-Caveat Lector-

     "Senate Foreign Relations Committee Chairman Jesse Helms countered the
claim by explaining the US was providing information to Cuba on suspected
drug planes that could have prompted Cuba to shoot down civilian planes."


Panel Urges Clinton To Indict Castro

By TOM RAUM
.c The Associated Press

WASHINGTON (AP) - The chairman of a House panel and Cuban-American leaders
accused the Clinton administration today of stalling in a long-running
investigation of Cuba's shooting down of two civilian aircraft in 1996.

They suggested Fidel Castro should be indicted in the inquiry. The episode
over the Florida Straits, between Cuba and the Florida Keys, claimed the
lives of four.

``Castro ordered the shoot down. We need President Clinton to say that Fidel
Castro does not enjoy immunity as head of state for this crime. That's what
needs to happen here,'' George Fowler, general counsel of the Cuban American
National Foundation, told the House Judiciary crime subcommittee.

The subcommittee's chairman, Rep. Bill McCollum, R-Fla., agreed that Castro
should be indicted. ``I will do whatever it takes within my power'' to bring
the case to a close, including finding out why U.S. fighter jets were not
scrambled to intercept the Cuban MIGs that shot down two civilian planes in
the February 1996 incident, McCollum said.

He said that, if necessary, Congress would issue subpoenas to force
appearances by administration witnesses who have refused to appear.

Jeffrey Houlihan, a Customs radar operator in Riverside, Calif. who followed
the incident on his screen, said he was ``startled'' when he saw images of
the three small Cessna civilian aircraft being pursued by fast-moving blips
he took to be Russian-built Cuban MiGs.

He told the panel he immediately made an emergency call to the Southeast Air
Defense unit at Florida's Tyndall Air Force Base and was told, ``We're
handling it. Don't worry.''

Houlihan told the panel he did not know why the Air Force did not launch its
own fighter jets. A former Air Force radar controller, Houlihan said it was
standard practice for the United States to put its planes in the sky whenever
a Cuban fighter is seen heading toward the United States.

``I asked the Air Force - are you seeing what I'm seeing? It looked like two
aircraft were shot down,'' Houlihan said.

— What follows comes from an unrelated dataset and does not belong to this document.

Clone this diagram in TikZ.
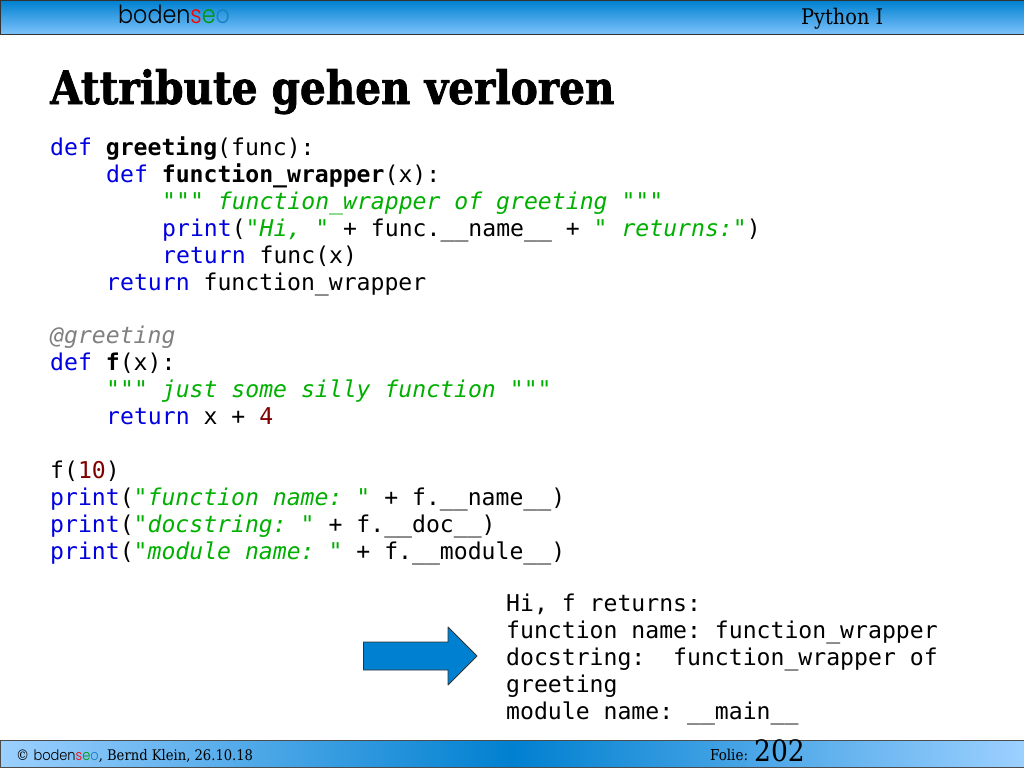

Jose Basulto, the pilot of the only surviving aircraft, said two Cuban MiGs
pursued him for 53 minutes before abandoning the chase about 30 miles west of
Key West.

Basulto is the founder and president of the Miami-based Brothers to the
Rescue, which routinely flies humanitarian missions to help refugees in rafts
and boats.

The Defense and Justice Department were invited but declined to send
witnesses to the hearing, McCollum said.

In a December 1998 memo, the Pentagon's inspector general, Eleanor Hill, told
lawmakers that ``national security classifications prohibit us from providing
detailed responses,'' including to the question of why U.S. jets were not
launched in the incident.

Rep. Ileana Ros-Lehtinen, R-Fla., who is of Cuban descent, told the panel,
``We know who is ultimately responsible for this blatant act of aggression.
Yet, the Department of Justice has yet to conclude its investigation and
issue indictments against the Castro regime.''

In December 1997, U.S. District Court Judge Lawrence King in Miami demanded
that the Cuban government pay a bit more than $187 million to the relatives
of three Cuban-American pilots who died in the incident. The fourth man
killed was not a U.S. citizen, and his relatives were not eligible to sue
under the terrorism law, the court held.

Cuba maintains that the planes violated Cuban airspace and even flew over
land to scatter political pamphlets.

Meanwhile, Senate Foreign Relations Committee Chairman Jesse Helms, R-N.C.,
and House International Relations Committee Chairman Benjamin Gilman, R-N.Y.,
jointly wrote to President Clinton demanding that the United States halt
cooperation with Cuba in the war on drugs.

They protested that the United States was providing information to Cuba on
suspected drug planes that could prompt Cuba to shoot down civilian planes.

``Providing such information risks exposing U.S. officials to criminal
liability,'' Helms and Gilman wrote.